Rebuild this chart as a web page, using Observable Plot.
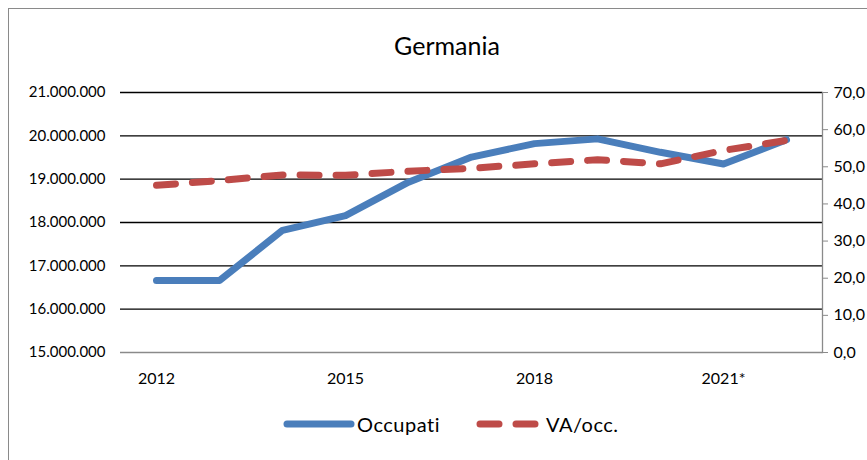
<!DOCTYPE html>
<html>
<head>
<meta charset="utf-8">
<script src="https://cdn.jsdelivr.net/npm/d3@7"></script>
<script src="https://cdn.jsdelivr.net/npm/@observablehq/plot@0.6"></script>
<style>
  html, body { margin: 0; padding: 0; background: #fff; overflow: hidden; }
  #wrap { position: relative; width: 867px; height: 460px; font-family: Lato, "Liberation Sans", sans-serif; overflow: hidden; }
  #border { position: absolute; left: 8px; top: 8px; width: 900px; height: 500px; border-left: 1.5px solid #8a8a8a; border-top: 1.5px solid #8a8a8a; box-sizing: border-box; }
  #title { position: absolute; left: 0; width: 894px; top: 30px; text-align: center; font-size: 25px; color: #000; }
  #chart { position: absolute; left: 0; top: 0; }
  #legend { position: absolute; top: 412px; left: 283px; display: flex; align-items: center; font-size: 20px; letter-spacing: 0.5px; color: #000; }
  #legend svg { display: block; }
</style>
</head>
<body>
<div id="wrap">
  <div id="border"></div>
  <div id="title">Germania</div>
  <div id="chart"></div>
  <div id="legend"></div>
</div>
<script>
// ---- data ----
const years = [2012, 2013, 2014, 2015, 2016, 2017, 2018, 2019, 2020, 2021, 2022];
const occupati = [16660000, 16660000, 17820000, 18160000, 18930000, 19510000, 19820000, 19930000, 19620000, 19350000, 19910000];
const vaOcc = [45.0, 46.3, 47.8, 47.7, 48.8, 49.6, 50.8, 51.9, 50.8, 54.4, 57.1];
const seriesNames = ["Occupati", "VA/occ."];
const xTickYears = [2012, 2015, 2018, 2021];
const xTickLabels = ["2012", "2015", "2018", "2021*"];
const leftTicks = [15000000, 16000000, 17000000, 18000000, 19000000, 20000000, 21000000];
const rightTicks = [0, 10, 20, 30, 40, 50, 60, 70];
const colors = ["#4a7ebb", "#be4b48"];

// map right-axis values onto left scale
const L0 = 15000000, L1 = 21000000, R0 = 0, R1 = 70;
const toLeft = v => L0 + (v - R0) / (R1 - R0) * (L1 - L0);
const toRight = v => R0 + (v - L0) / (L1 - L0) * (R1 - R0);

const data = years.map((y, i) => ({year: y, occ: occupati[i], va: toLeft(vaOcc[i])}));

const fmtLeft = d => d3.format(",")(d).replace(/,/g, ".");
const fmtRight = d => d3.format(".1f")(Math.round(toRight(d) * 10) / 10).replace(".", ",");

const chart = Plot.plot({
  width: 867,
  height: 460,
  marginLeft: 120,
  marginRight: 45,
  marginTop: 92,
  marginBottom: 108,
  style: {fontFamily: "Lato, 'Liberation Sans', sans-serif", fontSize: "16px", color: "#000", background: "transparent", overflow: "visible"},
  x: {type: "point", domain: years, padding: 0.5, label: null},
  y: {domain: [L0, L1], label: null},
  marks: [
    Plot.ruleY(leftTicks.slice(1), {stroke: "#000", strokeWidth: 1.3, strokeOpacity: 1}),
    Plot.ruleY([L0], {stroke: "#8a8a8a", strokeWidth: 1.3}),
    Plot.frame({anchor: "right", stroke: "#8a8a8a", strokeWidth: 1.3}),
    Plot.axisY({ticks: leftTicks, tickSize: 0, tickPadding: 15, tickFormat: fmtLeft, fontSize: 15, label: null}),
    Plot.axisY({anchor: "right", ticks: rightTicks.map(toLeft), tickSize: 5, tickPadding: 6, tickFormat: fmtRight, stroke: "#8a8a8a", fontSize: 16, label: null}),
    Plot.axisX({ticks: xTickYears, tickSize: 0, tickPadding: 20, tickFormat: d => xTickLabels[xTickYears.indexOf(d)], fontSize: 16, label: null}),
    Plot.line(data, {x: "year", y: "occ", stroke: colors[0], strokeWidth: 7, strokeLinecap: "round", strokeLinejoin: "round"}),
    Plot.line(data, {x: "year", y: "va", stroke: colors[1], strokeWidth: 7, strokeLinecap: "round", strokeLinejoin: "round", strokeDasharray: "19,17"})
  ]
});
document.getElementById("chart").appendChild(chart);

// legend
const legend = d3.select("#legend");
seriesNames.forEach((name, i) => {
  const sw = legend.append("svg").attr("width", 76).attr("height", 12)
    .style("margin-left", i === 0 ? "0px" : "36px");
  sw.append("line").attr("x1", 4).attr("x2", i === 0 ? 68 : 72).attr("y1", 6).attr("y2", 6)
    .attr("stroke", colors[i]).attr("stroke-width", 7).attr("stroke-linecap", "round")
    .attr("stroke-dasharray", i === 0 ? null : "19,17");
  legend.append("span").text(name).style("margin-left", i === 0 ? "-2px" : "-6px");
});
</script>
</body>
</html>
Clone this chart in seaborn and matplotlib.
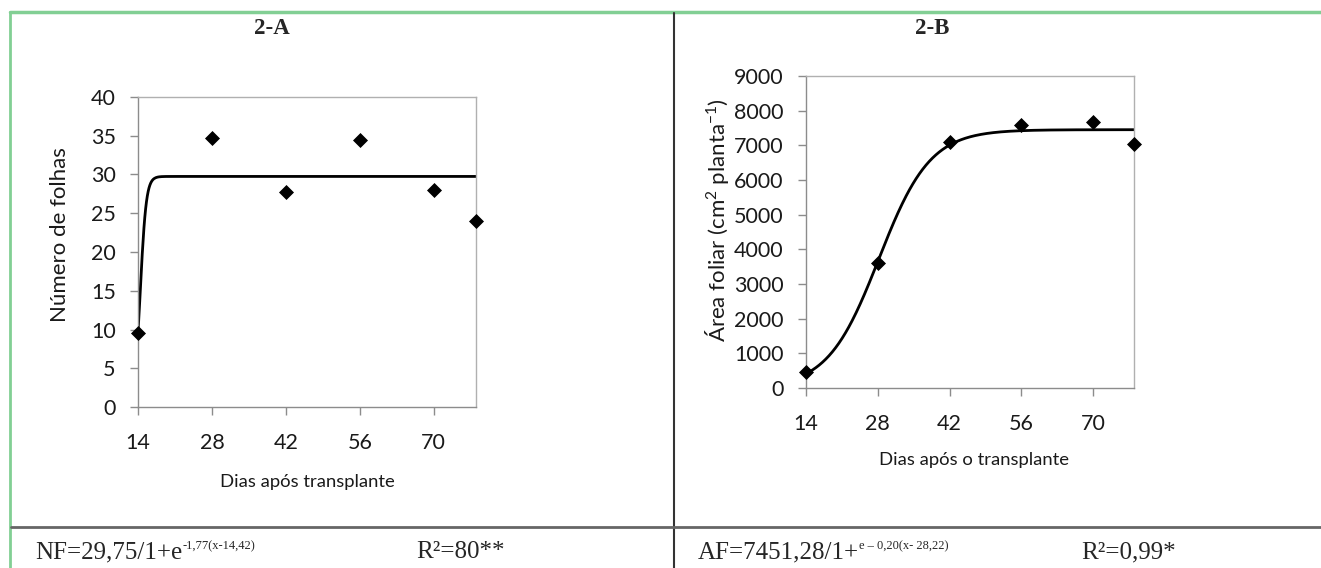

Written instruction. Go through the listing above and write it all out exactly, leaving out any picture.

Written response.
Rebuild this chart as a web page, using Observable Plot.
<!DOCTYPE html>
<html>
<head>
<meta charset="utf-8">
<script src="https://cdn.jsdelivr.net/npm/d3@7"></script>
<script src="https://cdn.jsdelivr.net/npm/@observablehq/plot@0.6"></script>
<style>
  html, body { margin: 0; padding: 0; background: #fff; overflow: hidden; }
  #wrap { position: relative; width: 867px; height: 460px; font-family: Lato, "Liberation Sans", sans-serif; overflow: hidden; }
  #border { position: absolute; left: 8px; top: 8px; width: 900px; height: 500px; border-left: 1.5px solid #8a8a8a; border-top: 1.5px solid #8a8a8a; box-sizing: border-box; }
  #title { position: absolute; left: 0; width: 894px; top: 30px; text-align: center; font-size: 25px; color: #000; }
  #chart { position: absolute; left: 0; top: 0; }
  #legend { position: absolute; top: 412px; left: 283px; display: flex; align-items: center; font-size: 20px; letter-spacing: 0.5px; color: #000; }
  #legend svg { display: block; }
</style>
</head>
<body>
<div id="wrap">
  <div id="border"></div>
  <div id="title">Germania</div>
  <div id="chart"></div>
  <div id="legend"></div>
</div>
<script>
// ---- data ----
const years = [2012, 2013, 2014, 2015, 2016, 2017, 2018, 2019, 2020, 2021, 2022];
const occupati = [16660000, 16660000, 17820000, 18160000, 18930000, 19510000, 19820000, 19930000, 19620000, 19350000, 19910000];
const vaOcc = [45.0, 46.3, 47.8, 47.7, 48.8, 49.6, 50.8, 51.9, 50.8, 54.4, 57.1];
const seriesNames = ["Occupati", "VA/occ."];
const xTickYears = [2012, 2015, 2018, 2021];
const xTickLabels = ["2012", "2015", "2018", "2021*"];
const leftTicks = [15000000, 16000000, 17000000, 18000000, 19000000, 20000000, 21000000];
const rightTicks = [0, 10, 20, 30, 40, 50, 60, 70];
const colors = ["#4a7ebb", "#be4b48"];

// map right-axis values onto left scale
const L0 = 15000000, L1 = 21000000, R0 = 0, R1 = 70;
const toLeft = v => L0 + (v - R0) / (R1 - R0) * (L1 - L0);
const toRight = v => R0 + (v - L0) / (L1 - L0) * (R1 - R0);

const data = years.map((y, i) => ({year: y, occ: occupati[i], va: toLeft(vaOcc[i])}));

const fmtLeft = d => d3.format(",")(d).replace(/,/g, ".");
const fmtRight = d => d3.format(".1f")(Math.round(toRight(d) * 10) / 10).replace(".", ",");

const chart = Plot.plot({
  width: 867,
  height: 460,
  marginLeft: 120,
  marginRight: 45,
  marginTop: 92,
  marginBottom: 108,
  style: {fontFamily: "Lato, 'Liberation Sans', sans-serif", fontSize: "16px", color: "#000", background: "transparent", overflow: "visible"},
  x: {type: "point", domain: years, padding: 0.5, label: null},
  y: {domain: [L0, L1], label: null},
  marks: [
    Plot.ruleY(leftTicks.slice(1), {stroke: "#000", strokeWidth: 1.3, strokeOpacity: 1}),
    Plot.ruleY([L0], {stroke: "#8a8a8a", strokeWidth: 1.3}),
    Plot.frame({anchor: "right", stroke: "#8a8a8a", strokeWidth: 1.3}),
    Plot.axisY({ticks: leftTicks, tickSize: 0, tickPadding: 15, tickFormat: fmtLeft, fontSize: 15, label: null}),
    Plot.axisY({anchor: "right", ticks: rightTicks.map(toLeft), tickSize: 5, tickPadding: 6, tickFormat: fmtRight, stroke: "#8a8a8a", fontSize: 16, label: null}),
    Plot.axisX({ticks: xTickYears, tickSize: 0, tickPadding: 20, tickFormat: d => xTickLabels[xTickYears.indexOf(d)], fontSize: 16, label: null}),
    Plot.line(data, {x: "year", y: "occ", stroke: colors[0], strokeWidth: 7, strokeLinecap: "round", strokeLinejoin: "round"}),
    Plot.line(data, {x: "year", y: "va", stroke: colors[1], strokeWidth: 7, strokeLinecap: "round", strokeLinejoin: "round", strokeDasharray: "19,17"})
  ]
});
document.getElementById("chart").appendChild(chart);

// legend
const legend = d3.select("#legend");
seriesNames.forEach((name, i) => {
  const sw = legend.append("svg").attr("width", 76).attr("height", 12)
    .style("margin-left", i === 0 ? "0px" : "36px");
  sw.append("line").attr("x1", 4).attr("x2", i === 0 ? 68 : 72).attr("y1", 6).attr("y2", 6)
    .attr("stroke", colors[i]).attr("stroke-width", 7).attr("stroke-linecap", "round")
    .attr("stroke-dasharray", i === 0 ? null : "19,17");
  legend.append("span").text(name).style("margin-left", i === 0 ? "-2px" : "-6px");
});
</script>
</body>
</html>
Clone this chart in seaborn and matplotlib.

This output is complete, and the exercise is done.